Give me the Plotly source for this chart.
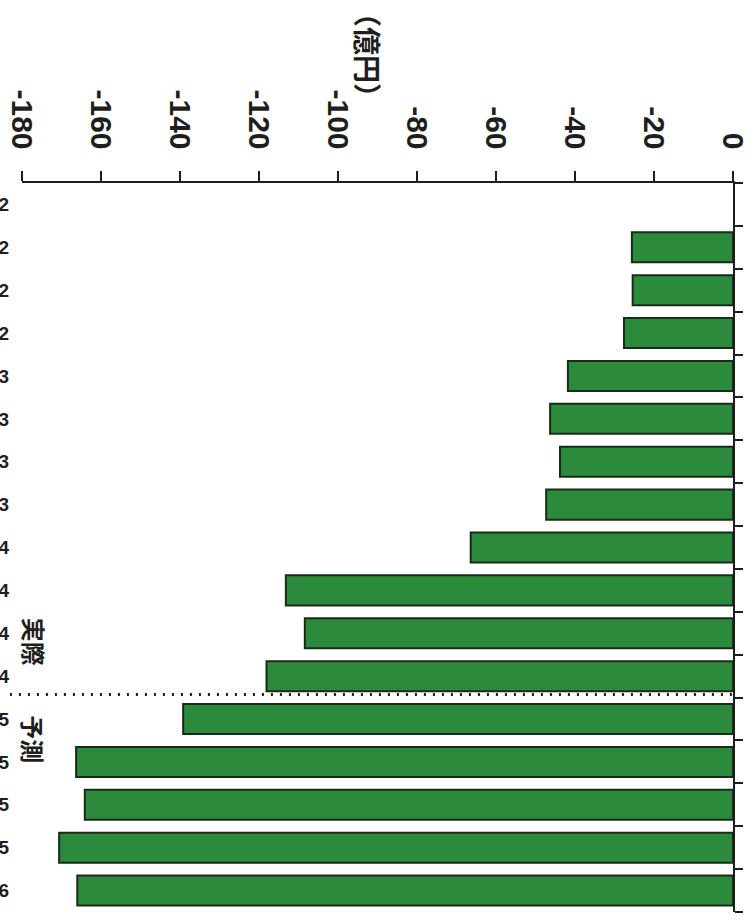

-*-

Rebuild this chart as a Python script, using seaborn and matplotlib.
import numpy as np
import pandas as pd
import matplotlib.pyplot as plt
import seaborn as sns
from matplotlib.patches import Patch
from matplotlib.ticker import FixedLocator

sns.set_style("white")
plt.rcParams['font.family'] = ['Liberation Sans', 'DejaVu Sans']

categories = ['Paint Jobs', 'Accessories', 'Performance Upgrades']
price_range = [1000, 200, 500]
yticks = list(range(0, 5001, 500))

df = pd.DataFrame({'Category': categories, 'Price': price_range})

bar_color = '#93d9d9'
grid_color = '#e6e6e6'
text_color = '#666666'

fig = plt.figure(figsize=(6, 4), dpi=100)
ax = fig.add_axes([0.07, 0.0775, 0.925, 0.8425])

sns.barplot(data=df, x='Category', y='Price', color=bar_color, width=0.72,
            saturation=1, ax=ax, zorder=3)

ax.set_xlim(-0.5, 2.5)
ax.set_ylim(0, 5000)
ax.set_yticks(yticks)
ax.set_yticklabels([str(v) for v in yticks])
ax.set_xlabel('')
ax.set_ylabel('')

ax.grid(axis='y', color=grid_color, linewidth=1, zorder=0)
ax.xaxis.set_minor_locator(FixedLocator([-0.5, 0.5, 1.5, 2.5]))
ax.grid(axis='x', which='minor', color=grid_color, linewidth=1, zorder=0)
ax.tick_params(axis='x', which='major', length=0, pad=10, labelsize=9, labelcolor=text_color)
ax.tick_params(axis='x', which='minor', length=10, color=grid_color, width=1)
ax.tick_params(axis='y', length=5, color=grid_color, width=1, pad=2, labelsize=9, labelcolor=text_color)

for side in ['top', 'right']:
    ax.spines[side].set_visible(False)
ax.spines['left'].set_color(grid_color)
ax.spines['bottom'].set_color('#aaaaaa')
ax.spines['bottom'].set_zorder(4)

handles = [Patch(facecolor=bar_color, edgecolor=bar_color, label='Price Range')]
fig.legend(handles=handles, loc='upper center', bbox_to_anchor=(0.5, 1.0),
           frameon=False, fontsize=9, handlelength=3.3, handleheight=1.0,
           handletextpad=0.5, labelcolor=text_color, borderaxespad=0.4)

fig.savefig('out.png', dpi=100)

-*-

Across the entries, how many lines contain "matplotlib"? Reply with the number only.

# [TASK RESPONSE]
4